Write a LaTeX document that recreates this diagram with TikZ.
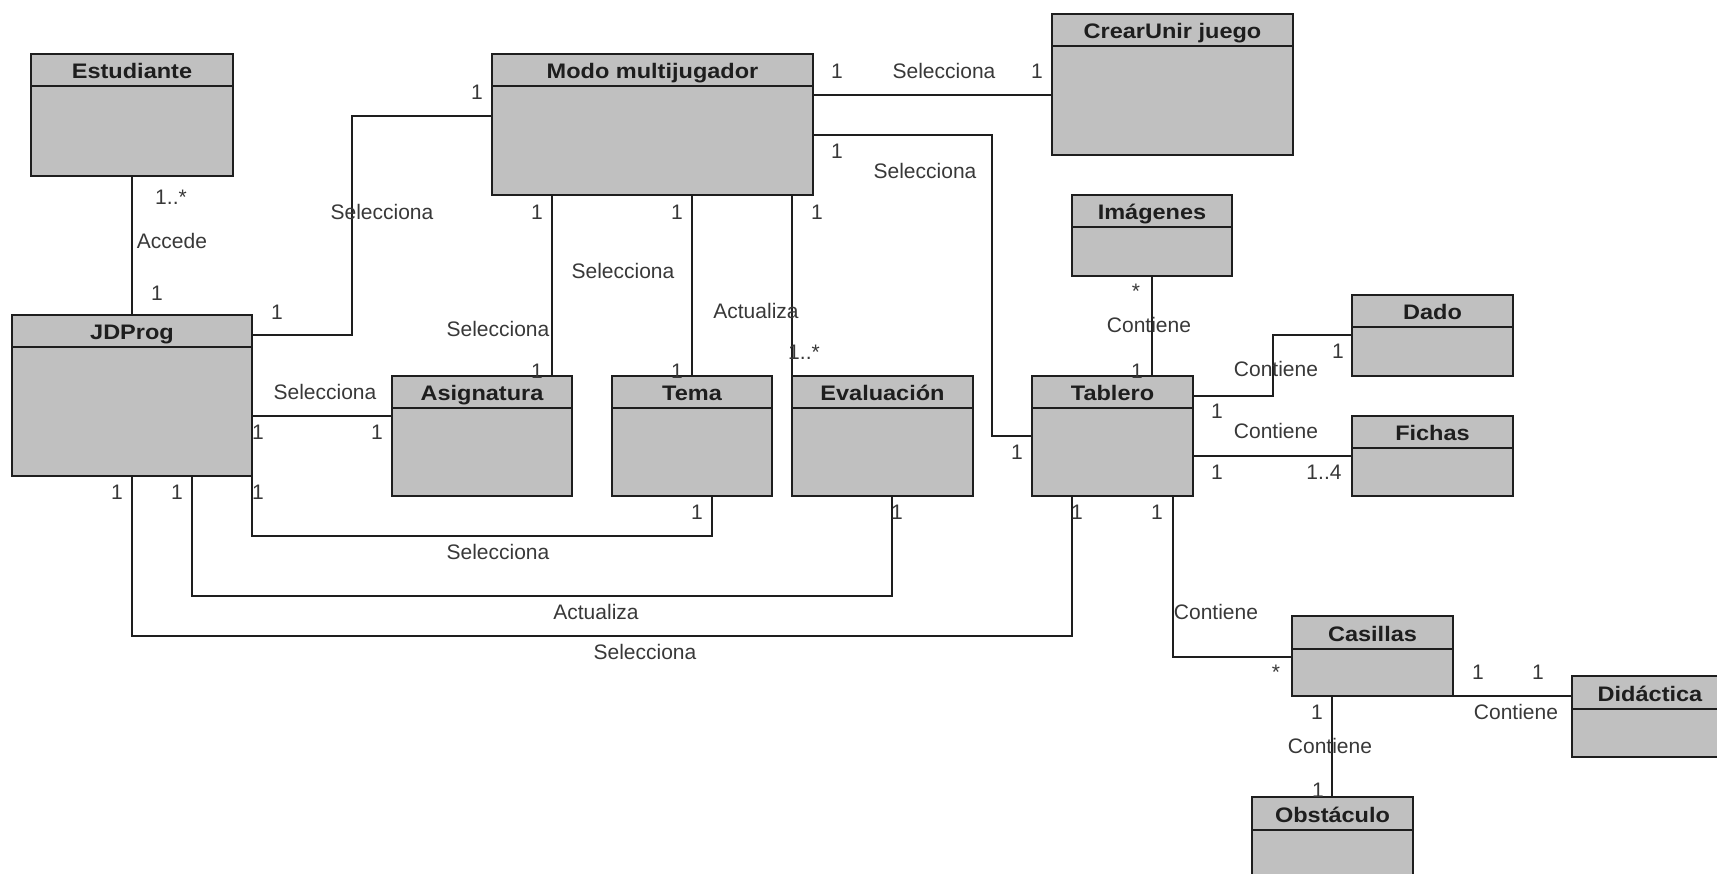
\documentclass[tikz,border=0pt]{standalone}
\usepackage{fontspec}
\setmainfont{Liberation Sans}
\newfontfamily\clsfont[FakeStretch=1.12]{Liberation Sans}
\usetikzlibrary{calc}
\definecolor{boxfill}{HTML}{C0C0C0}
\definecolor{ink}{HTML}{1E1E1E}
\definecolor{labelink}{HTML}{383838}

% a UML class: name, top-left x, top-left y, width, height, title
\newcommand\umlclass[6]{%
  \node[cls, minimum width=#4pt, minimum height=#5pt] (#1) at (#2,#3) {};
  \draw[clsline] ([yshift=-32.5pt]#1.north west) -- ([yshift=-32.5pt]#1.north east);
  \node[clstitle] (#1-t) at ([yshift=-25pt]#1.north) {#6};
}

\begin{document}
\begin{tikzpicture}[
  x=1pt, y=-1pt,
  cls/.style={draw=ink, line width=2pt, fill=boxfill, inner sep=0pt, outer sep=0pt, anchor=north west},
  clsline/.style={draw=ink, line width=2pt},
  clstitle/.style={anchor=base, inner sep=0pt, text=ink,
    font=\clsfont\bfseries\fontsize{21pt}{25pt}\selectfont},
  assoc/.style={draw=ink, line width=1.6pt},
  lbl/.style={inner sep=0pt, text=labelink, font=\fontsize{21pt}{25pt}\selectfont},
]
\useasboundingbox (0,0) rectangle (1717,874);
\clip (0,0) rectangle (1717,874);

% ---------- classes ----------
\umlclass{est}{31}{54}{202}{122}{Estudiante}
\umlclass{jd}{12}{315}{240}{161}{JDProg}
\umlclass{modo}{492}{54}{321}{141}{Modo multijugador}
\umlclass{crear}{1052}{14}{241}{141}{CrearUnir juego}
\umlclass{img}{1072}{195}{160}{81}{Imágenes}
\umlclass{dado}{1352}{295}{161}{81}{Dado}
\umlclass{fichas}{1352}{416}{161}{80}{Fichas}
\umlclass{asig}{392}{376}{180}{120}{Asignatura}
\umlclass{tema}{612}{376}{160}{120}{Tema}
\umlclass{eval}{792}{376}{181}{120}{Evaluación}
\umlclass{tab}{1032}{376}{161}{120}{Tablero}
\umlclass{cas}{1292}{616}{161}{80}{Casillas}
\umlclass{did}{1572}{676}{156}{81}{Didáctica}
\umlclass{obs}{1252}{797}{161}{81}{Obstáculo}

% ---------- associations ----------
\draw[assoc] (est.south) -- (jd.north);
\draw[assoc] ([yshift=-20pt]jd.north east) -| ([xshift=-140pt,yshift=-62pt]modo.north west) -- ([yshift=-62pt]modo.north west);
\draw[assoc] ([yshift=-101pt]jd.north east) -- ([yshift=-40pt]asig.north west);
\draw[assoc] (jd.south east) -- ++(0,60) -| ([xshift=100pt]tema.south west);
\draw[assoc] ([xshift=180pt]jd.south west) -- ++(0,120) -| ([xshift=100pt]eval.south west);
\draw[assoc] ([xshift=120pt]jd.south west) -- ++(0,160) -| ([xshift=40pt]tab.south west);
\draw[assoc] ([xshift=60pt]modo.south west) -- ([xshift=160pt]asig.north west);
\draw[assoc] ([xshift=200pt]modo.south west) -- ([xshift=80pt]tema.north west);
\draw[assoc] ([xshift=300pt]modo.south west) -- (eval.north west);
\draw[assoc] ([yshift=-41pt]modo.north east) -- ([yshift=-81pt]crear.north west);
\draw[assoc] ([yshift=-81pt]modo.north east) -| ([xshift=-40pt,yshift=-60pt]tab.north west) -- ([yshift=-60pt]tab.north west);
\draw[assoc] (img.south) -- (img.south |- tab.north);
\draw[assoc] ([yshift=-20pt]tab.north east) -| ([xshift=-79pt,yshift=-40pt]dado.north west) -- ([yshift=-40pt]dado.north west);
\draw[assoc] ([yshift=-80pt]tab.north east) -- ([yshift=-40pt]fichas.north west);
\draw[assoc] ([xshift=-20pt]tab.south east) |- ([yshift=-41pt]cas.north west);
\draw[assoc] (cas.south east) -- ([yshift=-20pt]did.north west);
\draw[assoc] ([xshift=40pt]cas.south west) -- ([xshift=80pt]obs.north west);

% ---------- multiplicities and role names ----------
% Estudiante - JDProg
\node[lbl] (a1) at (171,197) {1..*};
\node[lbl] (a2) at (172,241) {Accede};
\node[lbl] (a3) at (157,293) {1};
% JDProg - Modo multijugador
\node[lbl] (b1) at (277,312) {1};
\node[lbl] (b2) at (382,212) {Selecciona};
\node[lbl] (b3) at (477,92) {1};
% JDProg - Asignatura
\node[lbl] (c1) at (325,392) {Selecciona};
\node[lbl] (c2) at (258,432) {1};
\node[lbl] (c3) at (377,432) {1};
% JDProg - Tema
\node[lbl] (d1) at (258,492) {1};
\node[lbl] (d2) at (697,512) {1};
\node[lbl] (d3) at (498,552) {Selecciona};
% JDProg - Evaluacion
\node[lbl] (e1) at (177,492) {1};
\node[lbl] (e2) at (897,512) {1};
\node[lbl] (e3) at (596,612) {Actualiza};
% JDProg - Tablero
\node[lbl] (f1) at (117,492) {1};
\node[lbl] (f2) at (1077,512) {1};
\node[lbl] (f3) at (645,652) {Selecciona};
% Modo multijugador - Asignatura
\node[lbl] (g1) at (537,212) {1};
\node[lbl] (g2) at (498,329) {Selecciona};
\node[lbl] (g3) at (537,371) {1};
% Modo multijugador - Tema
\node[lbl] (h1) at (677,212) {1};
\node[lbl] (h2) at (623,271) {Selecciona};
\node[lbl] (h3) at (677,371) {1};
% Modo multijugador - Evaluacion
\node[lbl] (i1) at (817,212) {1};
\node[lbl] (i2) at (756,311) {Actualiza};
\node[lbl] (i3) at (804,352) {1..*};
% Modo multijugador - CrearUnir juego
\node[lbl] (j1) at (837,71) {1};
\node[lbl] (j2) at (944,71) {Selecciona};
\node[lbl] (j3) at (1037,71) {1};
% Modo multijugador - Tablero
\node[lbl] (k1) at (837,151) {1};
\node[lbl] (k2) at (925,171) {Selecciona};
\node[lbl] (k3) at (1017,452) {1};
% Imagenes - Tablero
\node[lbl] (l1) at (1136,291) {*};
\node[lbl] (l2) at (1149,325) {Contiene};
\node[lbl] (l3) at (1137,371) {1};
% Tablero - Dado
\node[lbl] (m1) at (1217,411) {1};
\node[lbl] (m2) at (1276,369) {Contiene};
\node[lbl] (m3) at (1338,351) {1};
% Tablero - Fichas
\node[lbl] (n1) at (1217,472) {1};
\node[lbl] (n2) at (1276,431) {Contiene};
\node[lbl] (n3) at (1324,472) {1..4};
% Tablero - Casillas
\node[lbl] (o1) at (1157,512) {1};
\node[lbl] (o2) at (1216,612) {Contiene};
\node[lbl] (o3) at (1276,672) {*};
% Casillas - Didactica
\node[lbl] (p1) at (1478,672) {1};
\node[lbl] (p2) at (1516,712) {Contiene};
\node[lbl] (p3) at (1538,672) {1};
% Casillas - Obstaculo
\node[lbl] (q1) at (1317,712) {1};
\node[lbl] (q2) at (1330,746) {Contiene};
\node[lbl] (q3) at (1318,790) {1};
\end{tikzpicture}
\end{document}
□ □ □
*Set exercise*: All of the data needs repeating exactly, but the pictures do not.

*Task response*:
Write a LaTeX document that recreates this diagram with TikZ.
\documentclass[tikz,border=0pt]{standalone}
\usepackage{fontspec}
\setmainfont{Liberation Sans}
\newfontfamily\clsfont[FakeStretch=1.12]{Liberation Sans}
\usetikzlibrary{calc}
\definecolor{boxfill}{HTML}{C0C0C0}
\definecolor{ink}{HTML}{1E1E1E}
\definecolor{labelink}{HTML}{383838}

% a UML class: name, top-left x, top-left y, width, height, title
\newcommand\umlclass[6]{%
  \node[cls, minimum width=#4pt, minimum height=#5pt] (#1) at (#2,#3) {};
  \draw[clsline] ([yshift=-32.5pt]#1.north west) -- ([yshift=-32.5pt]#1.north east);
  \node[clstitle] (#1-t) at ([yshift=-25pt]#1.north) {#6};
}

\begin{document}
\begin{tikzpicture}[
  x=1pt, y=-1pt,
  cls/.style={draw=ink, line width=2pt, fill=boxfill, inner sep=0pt, outer sep=0pt, anchor=north west},
  clsline/.style={draw=ink, line width=2pt},
  clstitle/.style={anchor=base, inner sep=0pt, text=ink,
    font=\clsfont\bfseries\fontsize{21pt}{25pt}\selectfont},
  assoc/.style={draw=ink, line width=1.6pt},
  lbl/.style={inner sep=0pt, text=labelink, font=\fontsize{21pt}{25pt}\selectfont},
]
\useasboundingbox (0,0) rectangle (1717,874);
\clip (0,0) rectangle (1717,874);

% ---------- classes ----------
\umlclass{est}{31}{54}{202}{122}{Estudiante}
\umlclass{jd}{12}{315}{240}{161}{JDProg}
\umlclass{modo}{492}{54}{321}{141}{Modo multijugador}
\umlclass{crear}{1052}{14}{241}{141}{CrearUnir juego}
\umlclass{img}{1072}{195}{160}{81}{Imágenes}
\umlclass{dado}{1352}{295}{161}{81}{Dado}
\umlclass{fichas}{1352}{416}{161}{80}{Fichas}
\umlclass{asig}{392}{376}{180}{120}{Asignatura}
\umlclass{tema}{612}{376}{160}{120}{Tema}
\umlclass{eval}{792}{376}{181}{120}{Evaluación}
\umlclass{tab}{1032}{376}{161}{120}{Tablero}
\umlclass{cas}{1292}{616}{161}{80}{Casillas}
\umlclass{did}{1572}{676}{156}{81}{Didáctica}
\umlclass{obs}{1252}{797}{161}{81}{Obstáculo}

% ---------- associations ----------
\draw[assoc] (est.south) -- (jd.north);
\draw[assoc] ([yshift=-20pt]jd.north east) -| ([xshift=-140pt,yshift=-62pt]modo.north west) -- ([yshift=-62pt]modo.north west);
\draw[assoc] ([yshift=-101pt]jd.north east) -- ([yshift=-40pt]asig.north west);
\draw[assoc] (jd.south east) -- ++(0,60) -| ([xshift=100pt]tema.south west);
\draw[assoc] ([xshift=180pt]jd.south west) -- ++(0,120) -| ([xshift=100pt]eval.south west);
\draw[assoc] ([xshift=120pt]jd.south west) -- ++(0,160) -| ([xshift=40pt]tab.south west);
\draw[assoc] ([xshift=60pt]modo.south west) -- ([xshift=160pt]asig.north west);
\draw[assoc] ([xshift=200pt]modo.south west) -- ([xshift=80pt]tema.north west);
\draw[assoc] ([xshift=300pt]modo.south west) -- (eval.north west);
\draw[assoc] ([yshift=-41pt]modo.north east) -- ([yshift=-81pt]crear.north west);
\draw[assoc] ([yshift=-81pt]modo.north east) -| ([xshift=-40pt,yshift=-60pt]tab.north west) -- ([yshift=-60pt]tab.north west);
\draw[assoc] (img.south) -- (img.south |- tab.north);
\draw[assoc] ([yshift=-20pt]tab.north east) -| ([xshift=-79pt,yshift=-40pt]dado.north west) -- ([yshift=-40pt]dado.north west);
\draw[assoc] ([yshift=-80pt]tab.north east) -- ([yshift=-40pt]fichas.north west);
\draw[assoc] ([xshift=-20pt]tab.south east) |- ([yshift=-41pt]cas.north west);
\draw[assoc] (cas.south east) -- ([yshift=-20pt]did.north west);
\draw[assoc] ([xshift=40pt]cas.south west) -- ([xshift=80pt]obs.north west);

% ---------- multiplicities and role names ----------
% Estudiante - JDProg
\node[lbl] (a1) at (171,197) {1..*};
\node[lbl] (a2) at (172,241) {Accede};
\node[lbl] (a3) at (157,293) {1};
% JDProg - Modo multijugador
\node[lbl] (b1) at (277,312) {1};
\node[lbl] (b2) at (382,212) {Selecciona};
\node[lbl] (b3) at (477,92) {1};
% JDProg - Asignatura
\node[lbl] (c1) at (325,392) {Selecciona};
\node[lbl] (c2) at (258,432) {1};
\node[lbl] (c3) at (377,432) {1};
% JDProg - Tema
\node[lbl] (d1) at (258,492) {1};
\node[lbl] (d2) at (697,512) {1};
\node[lbl] (d3) at (498,552) {Selecciona};
% JDProg - Evaluacion
\node[lbl] (e1) at (177,492) {1};
\node[lbl] (e2) at (897,512) {1};
\node[lbl] (e3) at (596,612) {Actualiza};
% JDProg - Tablero
\node[lbl] (f1) at (117,492) {1};
\node[lbl] (f2) at (1077,512) {1};
\node[lbl] (f3) at (645,652) {Selecciona};
% Modo multijugador - Asignatura
\node[lbl] (g1) at (537,212) {1};
\node[lbl] (g2) at (498,329) {Selecciona};
\node[lbl] (g3) at (537,371) {1};
% Modo multijugador - Tema
\node[lbl] (h1) at (677,212) {1};
\node[lbl] (h2) at (623,271) {Selecciona};
\node[lbl] (h3) at (677,371) {1};
% Modo multijugador - Evaluacion
\node[lbl] (i1) at (817,212) {1};
\node[lbl] (i2) at (756,311) {Actualiza};
\node[lbl] (i3) at (804,352) {1..*};
% Modo multijugador - CrearUnir juego
\node[lbl] (j1) at (837,71) {1};
\node[lbl] (j2) at (944,71) {Selecciona};
\node[lbl] (j3) at (1037,71) {1};
% Modo multijugador - Tablero
\node[lbl] (k1) at (837,151) {1};
\node[lbl] (k2) at (925,171) {Selecciona};
\node[lbl] (k3) at (1017,452) {1};
% Imagenes - Tablero
\node[lbl] (l1) at (1136,291) {*};
\node[lbl] (l2) at (1149,325) {Contiene};
\node[lbl] (l3) at (1137,371) {1};
% Tablero - Dado
\node[lbl] (m1) at (1217,411) {1};
\node[lbl] (m2) at (1276,369) {Contiene};
\node[lbl] (m3) at (1338,351) {1};
% Tablero - Fichas
\node[lbl] (n1) at (1217,472) {1};
\node[lbl] (n2) at (1276,431) {Contiene};
\node[lbl] (n3) at (1324,472) {1..4};
% Tablero - Casillas
\node[lbl] (o1) at (1157,512) {1};
\node[lbl] (o2) at (1216,612) {Contiene};
\node[lbl] (o3) at (1276,672) {*};
% Casillas - Didactica
\node[lbl] (p1) at (1478,672) {1};
\node[lbl] (p2) at (1516,712) {Contiene};
\node[lbl] (p3) at (1538,672) {1};
% Casillas - Obstaculo
\node[lbl] (q1) at (1317,712) {1};
\node[lbl] (q2) at (1330,746) {Contiene};
\node[lbl] (q3) at (1318,790) {1};
\end{tikzpicture}
\end{document}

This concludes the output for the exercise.